One thing worth noting: in recent years, the lines have blurred considerably. The current Standard comes with Burstbucker 61 pickups in the '60s version and '50s Standard Burstbuckers in the '50s version. But if you're shopping used across multiple eras — 2000s, 2010s, early 2020s — the Studio and Standard were often similarly spec'd in ways the names don't convey.
The Weight Question
Studios have typically incorporated weight relief in their mahogany bodies. That makes them measurably lighter than non-chambered Standards — sometimes by a pound and a half or more. For a guitar that already runs heavy, that difference matters after three hours on a strap. If your back has opinions about your gear choices, the Studio's weight advantage is worth taking seriously.
A 2020 Gibson Les Paul Modern Studio in Wine Red Satin — the satin finish and speed knobs are the clearest visual tells of a Studio versus a Standard.
The Honest Tonal Comparison
Here's what I'll say after having both through the shop repeatedly: in a mix, with a band playing at volume, the tonal difference between a well-set-up Studio and a Standard is smaller than most people expect. Both guitars are mahogany-body, maple-top, set-neck instruments with humbuckers. The wood construction is identical. The difference in pickup voicing is real but not dramatic — the Studio's 490R/498T setup is hotter and brighter; the Standard's Burstbuckers are warmer and more touch-sensitive. Both can be dialed in to a wide range of usable tones.
The Studio does not sound cheap. It sounds like a Les Paul, because it is one. The "Studio compromise" is almost entirely cosmetic.
When to Buy the Studio, When to Buy the Standard
Buy the Studio if you're a working player who cares more about how the guitar plays than how it photographs. The lower used price means you're getting the same fundamental instrument for significantly less money. If you're going to swap pickups anyway, the Studio's bones are exactly as good as the Standard's.
Buy the Standard if the figured top and binding matter to you — and it's legitimate for them to. A guitar you love looking at is a guitar you'll pick up and play. The Standard's Burstbucker voicing is also genuinely different from the Studio's 490R/498T if you prefer that warmer, more vintage-leaning character from the stock electronics.
A 2021 Gibson Les Paul Studio in Midnight Manhattan — this finish wouldn't look out of place on a much more expensive guitar, and it plays exactly as well.
One practical note: watch the used pricing carefully. At the wrong price point, a Studio can actually be worse value than a Standard — because Standards depreciate differently and sometimes show up at surprisingly competitive prices. Run the numbers for the specific year and condition before assuming the Studio is automatically the better deal.
Browse our current guitars in stock for available Gibson Studios and Standards.
FAQ
Does a Gibson Les Paul Studio sound as good as a Standard?
In most live and recording contexts, yes — the construction is identical, and the tonal difference between the 490R/498T in the Studio and the Burstbuckers in the Standard is real but subtle. The Studio is not a lesser-sounding guitar; it's a different-voiced one.

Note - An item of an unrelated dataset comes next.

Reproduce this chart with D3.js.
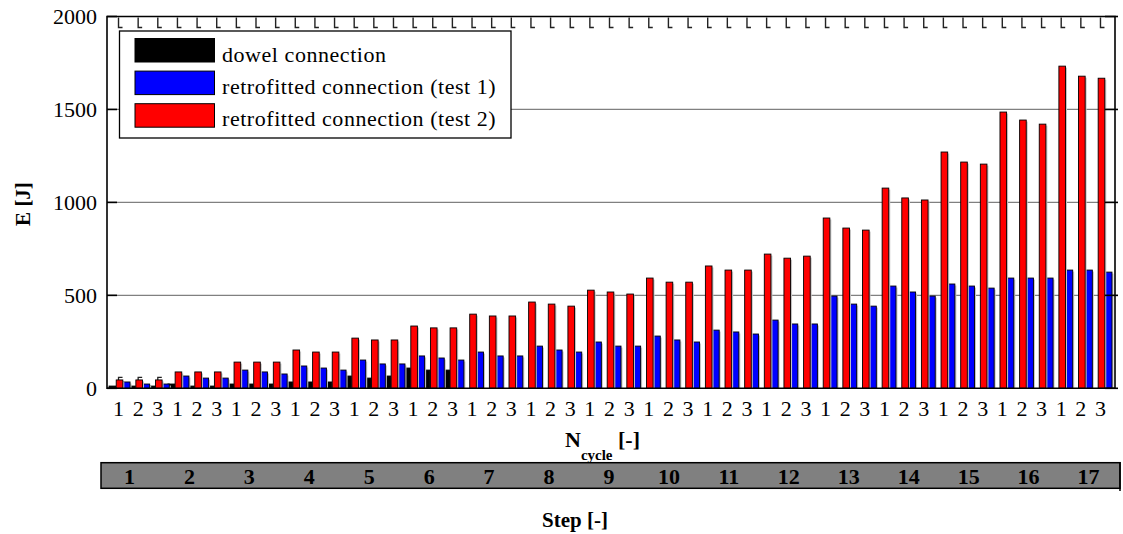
<!DOCTYPE html>
<html>
<head>
<meta charset="utf-8">
<script src="https://cdn.jsdelivr.net/npm/d3@7/dist/d3.min.js"></script>
<style>
  body { margin: 0; background: #fff; }
  svg text { font-family: 'Liberation Serif', 'DejaVu Serif', serif; fill: #000; }
  svg text.bold { font-family: 'Liberation Serif', 'DejaVu Serif', serif; font-weight: 700; }
</style>
</head>
<body>
<div id="chart"></div>
<script>
// energy per cycle [J]
const steps = d3.range(1, 18)
const cycleLabels = ['1', '2', '3']
const dowel = [12, 12, 12, 23, 12, 12, 23, 23, 23, 34, 34, 34, 66, 55, 66, 109, 98, 98]
const test1 = [34, 23, 23, 66, 55, 55, 98, 88, 77, 120, 109, 98, 152, 131, 131, 174, 163, 152,
  195, 174, 174, 227, 206, 195, 249, 227, 227, 281, 260, 249, 313, 303, 292, 367, 346, 346,
  496, 453, 442, 550, 518, 496, 561, 550, 539, 593, 593, 593, 636, 636, 625]
const test2 = [45, 45, 45, 88, 88, 88, 141, 141, 141, 206, 195, 195, 270, 260, 260, 335, 325, 325,
  399, 389, 389, 464, 453, 442, 528, 518, 507, 593, 571, 571, 658, 636, 636, 722, 700, 711,
  916, 862, 851, 1077, 1024, 1013, 1271, 1217, 1206, 1486, 1443, 1421, 1733, 1679, 1668]
const yTicks = [0, 500, 1000, 1500, 2000]

const series = [
  { key: 'dowel', name: 'dowel connection', color: '#000000', values: dowel },
  { key: 'test1', name: 'retrofitted connection (test 1)', color: '#0000ff', values: test1 },
  { key: 'test2', name: 'retrofitted connection (test 2)', color: '#ff0000', values: test2 }
]

const W = 1123
const H = 534
const plotL = 107
const plotR = 1115
const plotT = 16.5
const plotB = 388.3

const svg = d3.select('#chart').append('svg')
  .attr('width', W)
  .attr('height', H)

const cycles = d3.range(test2.length)
const x = d3.scaleBand().domain(cycles).range([108.7, 1110.3])
// order inside one cycle: black, red, blue
const x1 = d3.scaleBand().domain(['dowel', 'test2', 'test1']).range([-9.5, 11.5]).paddingInner(0.08)
const y = d3.scaleLinear().domain([0, 2000]).range([plotB, plotT])
const cx = i => x(i) + x.bandwidth() / 2

// grid lines
svg.append('g').selectAll('line')
  .data(yTicks.filter(d => d > 0 && d < 2000))
  .enter().append('line')
  .attr('x1', plotL).attr('x2', plotR)
  .attr('y1', d => y(d)).attr('y2', d => y(d))
  .attr('stroke', '#808080').attr('stroke-width', 1.2)

// bottom cycle ticks (mostly hidden behind bars)
svg.append('g').selectAll('path')
  .data(cycles)
  .enter().append('path')
  .attr('d', i => `M${cx(i)},${plotB}V${plotB - 11}H${cx(i) + 4}`)
  .attr('fill', 'none').attr('stroke', '#222').attr('stroke-width', 1.3)

// bars with light shadow
series.forEach(s => {
  let g = svg.append('g')
  g.selectAll('.shadow')
    .data(s.values)
    .enter().append('rect')
    .attr('class', 'shadow')
    .attr('x', (d, i) => cx(i) + x1(s.key) + 1.5)
    .attr('y', d => y(d) + 1.5)
    .attr('width', x1.bandwidth())
    .attr('height', d => Math.max(0, plotB - y(d) - 1.5))
    .attr('fill', '#c4c4c4')
  g.selectAll('.bar')
    .data(s.values)
    .enter().append('rect')
    .attr('class', 'bar')
    .attr('x', (d, i) => cx(i) + x1(s.key))
    .attr('y', d => y(d))
    .attr('width', x1.bandwidth())
    .attr('height', d => plotB - y(d))
    .attr('fill', s.color)
    .attr('stroke', '#000').attr('stroke-width', 0.9)
})

// top cycle ticks
svg.append('g').selectAll('path')
  .data(cycles)
  .enter().append('path')
  .attr('d', i => `M${cx(i)},${plotT + 1}V${plotT + 11}H${cx(i) + 4}`)
  .attr('fill', 'none').attr('stroke', '#222').attr('stroke-width', 1.4)

// frame
svg.append('path')
  .attr('d', `M${plotL},${plotT}H${plotR}V${plotB}H${plotL}Z`)
  .attr('fill', 'none').attr('stroke', '#000').attr('stroke-width', 1.6)

// y ticks, inward on both sides
let yt = svg.append('g')
yt.selectAll('.lt').data(yTicks).enter().append('line')
  .attr('class', 'lt')
  .attr('x1', plotL).attr('x2', plotL + 10)
  .attr('y1', d => y(d)).attr('y2', d => y(d))
  .attr('stroke', '#000').attr('stroke-width', 1.6)
yt.selectAll('.rt').data(yTicks).enter().append('line')
  .attr('class', 'rt')
  .attr('x1', plotR - 10).attr('x2', plotR + 3)
  .attr('y1', d => y(d)).attr('y2', d => y(d))
  .attr('stroke', '#000').attr('stroke-width', 1.6)
yt.selectAll('text').data(yTicks).enter().append('text')
  .attr('x', 97).attr('y', d => y(d) + 7.5)
  .attr('text-anchor', 'end')
  .style('font-size', '22px')
  .text(d => d)

// x tick labels
svg.append('g').selectAll('text')
  .data(cycles)
  .enter().append('text')
  .attr('x', i => cx(i))
  .attr('y', 416)
  .attr('text-anchor', 'middle')
  .style('font-size', '22px')
  .text(i => cycleLabels[i % 3])

// axis titles
svg.append('text')
  .attr('class', 'bold')
  .attr('transform', 'translate(29.5,204) rotate(-90)')
  .attr('text-anchor', 'middle')
  .style('font-size', '21px')
  .text('E [J]')

let nt = svg.append('text')
  .attr('class', 'bold')
  .attr('x', 565).attr('y', 447)
  .style('font-size', '22px')
nt.append('tspan').text('N')
nt.append('tspan').attr('dy', 13).style('font-size', '15px').text('cycle')
nt.append('tspan').attr('dy', -13).text(' [-]')

// step bar
const xs = d3.scaleBand().domain(steps).range([101, 1120])
svg.append('rect')
  .attr('x', 101).attr('y', 462.7)
  .attr('width', 1019).attr('height', 25.6)
  .attr('fill', '#808080')
  .attr('stroke', '#000').attr('stroke-width', 1.5)
svg.append('line')
  .attr('x1', 1120).attr('x2', 1120)
  .attr('y1', 462).attr('y2', 491)
  .attr('stroke', '#000').attr('stroke-width', 1.5)
svg.append('g').selectAll('text')
  .data(steps)
  .enter().append('text')
  .attr('class', 'bold')
  .attr('x', d => xs(d) + xs.bandwidth() / 2 - 1.5)
  .attr('y', 483.5)
  .attr('text-anchor', 'middle')
  .style('font-size', '22px')
  .text(d => d)

svg.append('text')
  .attr('class', 'bold')
  .attr('x', 575).attr('y', 527)
  .attr('text-anchor', 'middle')
  .style('font-size', '21px')
  .text('Step [-]')

// legend
let lg = svg.append('g')
lg.append('rect')
  .attr('x', 119.5).attr('y', 31)
  .attr('width', 391.5).attr('height', 107)
  .attr('fill', '#fff')
  .attr('stroke', '#000').attr('stroke-width', 1.3)
lg.selectAll('.sw')
  .data(series)
  .enter().append('rect')
  .attr('class', 'sw')
  .attr('x', 135).attr('y', (d, i) => 38.5 + i * 32.6)
  .attr('width', 79.5).attr('height', 23.5)
  .attr('fill', d => d.color)
  .attr('stroke', '#000').attr('stroke-width', 1)
lg.selectAll('text')
  .data(series)
  .enter().append('text')
  .attr('x', 222).attr('y', (d, i) => 61.5 + i * 32.4)
  .style('font-size', '22px')
  .style('letter-spacing', '0.55px')
  .text(d => d.name)
</script>
</body>
</html>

Why is the Les Paul Studio cheaper than the Standard?
Primarily cosmetics: no figured maple top, no body binding, no neck binding on most versions, and simpler hardware. The core construction — mahogany body, maple top (lower grade), set neck, same scale length — is the same instrument.
Do Gibson Les Paul Studios hold their value?
They depreciate more than Standards, which means better value for buyers on the used market. A Studio from a strong production year can be a genuinely smart purchase. The Standard's figured top tends to hold value better because the visual appeal ages well.
What pickups does the Gibson Les Paul Studio have?
Most Studios have used 490R (neck) and 498T (bridge) humbuckers. These are higher output than the Burstbuckers found in Standards — hotter, brighter, less vintage-voiced. Recent Studio models have sometimes shipped with different configurations, so it's worth confirming the specific pickups on any used guitar you're considering.